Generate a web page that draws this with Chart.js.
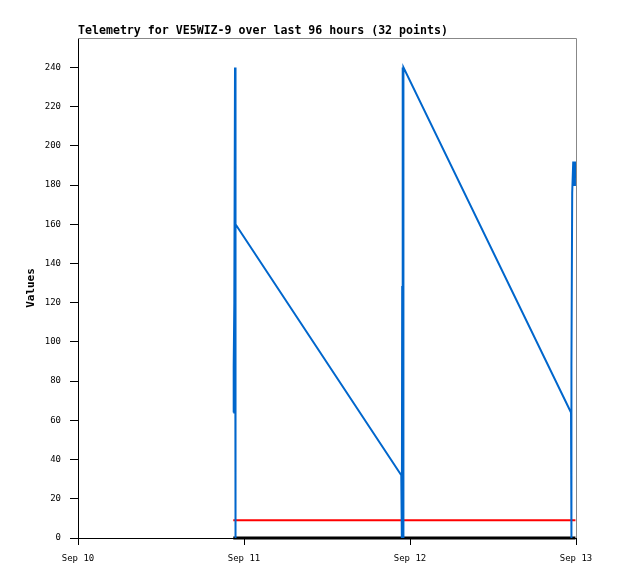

==

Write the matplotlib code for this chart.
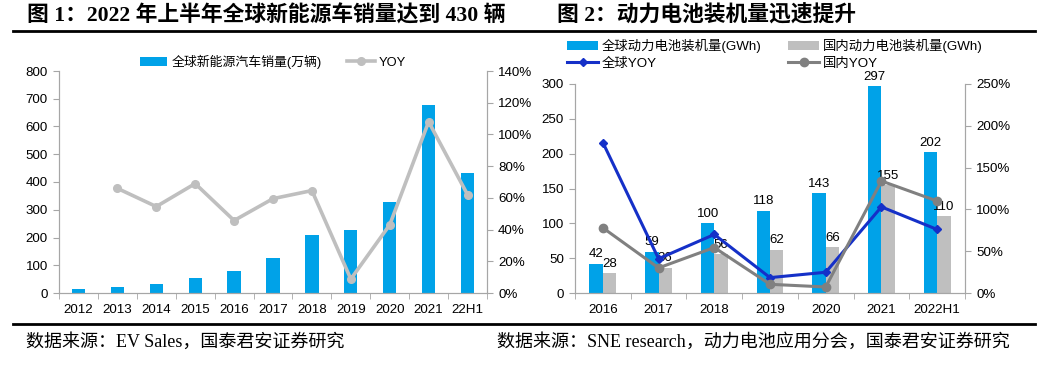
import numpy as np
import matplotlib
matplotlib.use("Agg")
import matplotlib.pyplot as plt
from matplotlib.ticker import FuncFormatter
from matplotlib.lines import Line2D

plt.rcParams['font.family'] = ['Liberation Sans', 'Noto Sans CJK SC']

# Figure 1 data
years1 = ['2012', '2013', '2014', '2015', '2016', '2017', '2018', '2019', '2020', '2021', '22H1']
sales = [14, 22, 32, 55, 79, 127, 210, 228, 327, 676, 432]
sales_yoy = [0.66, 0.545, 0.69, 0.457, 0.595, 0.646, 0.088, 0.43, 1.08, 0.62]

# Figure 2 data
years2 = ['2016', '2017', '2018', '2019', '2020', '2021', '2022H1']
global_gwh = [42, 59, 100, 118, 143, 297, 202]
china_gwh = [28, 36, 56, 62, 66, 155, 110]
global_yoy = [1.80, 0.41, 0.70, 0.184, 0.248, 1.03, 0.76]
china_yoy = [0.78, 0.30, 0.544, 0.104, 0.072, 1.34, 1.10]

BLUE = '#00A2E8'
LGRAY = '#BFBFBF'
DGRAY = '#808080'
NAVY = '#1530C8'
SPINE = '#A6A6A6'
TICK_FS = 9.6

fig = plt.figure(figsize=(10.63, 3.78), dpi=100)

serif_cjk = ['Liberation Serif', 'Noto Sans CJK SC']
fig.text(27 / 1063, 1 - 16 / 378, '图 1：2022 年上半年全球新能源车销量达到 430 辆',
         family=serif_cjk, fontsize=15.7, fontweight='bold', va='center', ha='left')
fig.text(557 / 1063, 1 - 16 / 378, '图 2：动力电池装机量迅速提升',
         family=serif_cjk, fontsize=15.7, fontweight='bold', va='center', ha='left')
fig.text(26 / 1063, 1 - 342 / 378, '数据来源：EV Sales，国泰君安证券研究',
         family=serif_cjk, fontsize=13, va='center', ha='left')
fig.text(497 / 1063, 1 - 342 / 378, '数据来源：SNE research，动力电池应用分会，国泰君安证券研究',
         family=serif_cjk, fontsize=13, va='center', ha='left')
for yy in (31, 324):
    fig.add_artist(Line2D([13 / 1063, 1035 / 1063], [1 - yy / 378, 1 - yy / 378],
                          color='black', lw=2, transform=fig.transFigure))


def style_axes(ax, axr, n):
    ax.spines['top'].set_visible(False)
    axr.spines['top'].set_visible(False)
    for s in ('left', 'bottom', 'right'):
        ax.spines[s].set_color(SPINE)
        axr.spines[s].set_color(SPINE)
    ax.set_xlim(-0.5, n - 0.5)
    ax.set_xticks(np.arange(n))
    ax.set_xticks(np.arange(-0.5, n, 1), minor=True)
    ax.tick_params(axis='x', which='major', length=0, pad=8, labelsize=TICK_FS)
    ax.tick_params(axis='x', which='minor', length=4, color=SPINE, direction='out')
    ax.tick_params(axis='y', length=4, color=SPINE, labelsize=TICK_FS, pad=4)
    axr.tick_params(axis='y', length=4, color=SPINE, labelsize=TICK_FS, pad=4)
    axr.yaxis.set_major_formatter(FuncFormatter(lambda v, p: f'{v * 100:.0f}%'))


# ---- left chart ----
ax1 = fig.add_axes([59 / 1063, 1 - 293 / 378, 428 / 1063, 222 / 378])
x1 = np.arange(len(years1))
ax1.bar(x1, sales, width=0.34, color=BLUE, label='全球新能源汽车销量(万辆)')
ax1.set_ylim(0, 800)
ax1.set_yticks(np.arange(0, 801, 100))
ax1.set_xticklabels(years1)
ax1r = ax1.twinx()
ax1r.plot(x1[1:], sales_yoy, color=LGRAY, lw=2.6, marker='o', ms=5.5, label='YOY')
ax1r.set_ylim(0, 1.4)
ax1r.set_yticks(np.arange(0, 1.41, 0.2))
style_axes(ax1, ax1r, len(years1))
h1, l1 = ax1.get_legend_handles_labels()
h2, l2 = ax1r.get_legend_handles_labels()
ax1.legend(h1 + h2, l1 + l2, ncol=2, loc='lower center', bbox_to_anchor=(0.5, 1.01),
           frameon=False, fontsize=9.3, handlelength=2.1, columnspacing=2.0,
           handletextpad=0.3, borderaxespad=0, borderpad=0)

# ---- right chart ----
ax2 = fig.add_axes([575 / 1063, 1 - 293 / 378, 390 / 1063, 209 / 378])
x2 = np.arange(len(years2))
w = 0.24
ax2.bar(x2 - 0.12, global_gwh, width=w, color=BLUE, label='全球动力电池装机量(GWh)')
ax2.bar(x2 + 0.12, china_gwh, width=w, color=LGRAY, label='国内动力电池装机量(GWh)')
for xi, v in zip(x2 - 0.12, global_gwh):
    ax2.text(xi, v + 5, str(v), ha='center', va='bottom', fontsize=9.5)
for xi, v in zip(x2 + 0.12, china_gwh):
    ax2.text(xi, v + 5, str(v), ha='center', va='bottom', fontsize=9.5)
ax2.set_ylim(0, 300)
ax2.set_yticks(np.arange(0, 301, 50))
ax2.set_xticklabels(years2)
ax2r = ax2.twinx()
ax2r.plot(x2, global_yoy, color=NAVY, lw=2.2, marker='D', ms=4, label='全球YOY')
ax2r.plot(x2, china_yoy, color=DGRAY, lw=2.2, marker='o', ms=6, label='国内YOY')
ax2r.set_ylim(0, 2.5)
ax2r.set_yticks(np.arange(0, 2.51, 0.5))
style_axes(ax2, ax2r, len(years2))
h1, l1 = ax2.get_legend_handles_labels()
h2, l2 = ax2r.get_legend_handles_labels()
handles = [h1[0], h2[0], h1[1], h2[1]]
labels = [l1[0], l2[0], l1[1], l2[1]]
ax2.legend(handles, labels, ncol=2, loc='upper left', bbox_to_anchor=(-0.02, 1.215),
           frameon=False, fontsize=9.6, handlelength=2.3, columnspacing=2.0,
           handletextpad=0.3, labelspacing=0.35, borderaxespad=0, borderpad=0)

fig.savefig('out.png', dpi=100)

---

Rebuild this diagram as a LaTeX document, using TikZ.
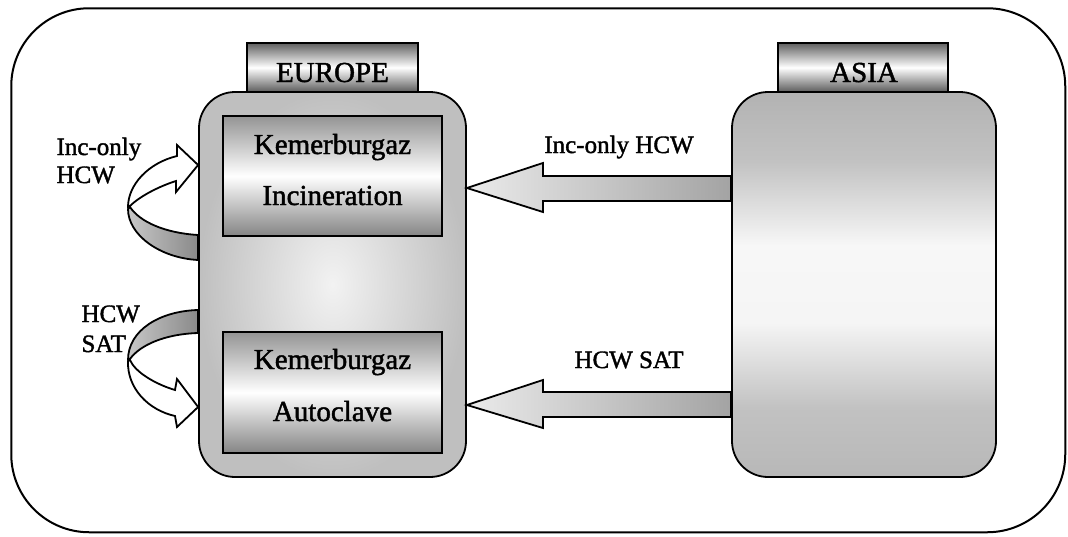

__What you should do__. Of the lines above, quote exactly those from the one with "Write the matplotlib code for this chart." through the one with "plt.rcParams['font.family'] = ['Liberation", ends included; pictures stay out.

__Exercise output__.
Write the matplotlib code for this chart.
import numpy as np
import matplotlib
matplotlib.use("Agg")
import matplotlib.pyplot as plt
from matplotlib.ticker import FuncFormatter
from matplotlib.lines import Line2D

plt.rcParams['font.family'] = ['Liberation Sans', 'Noto Sans CJK SC']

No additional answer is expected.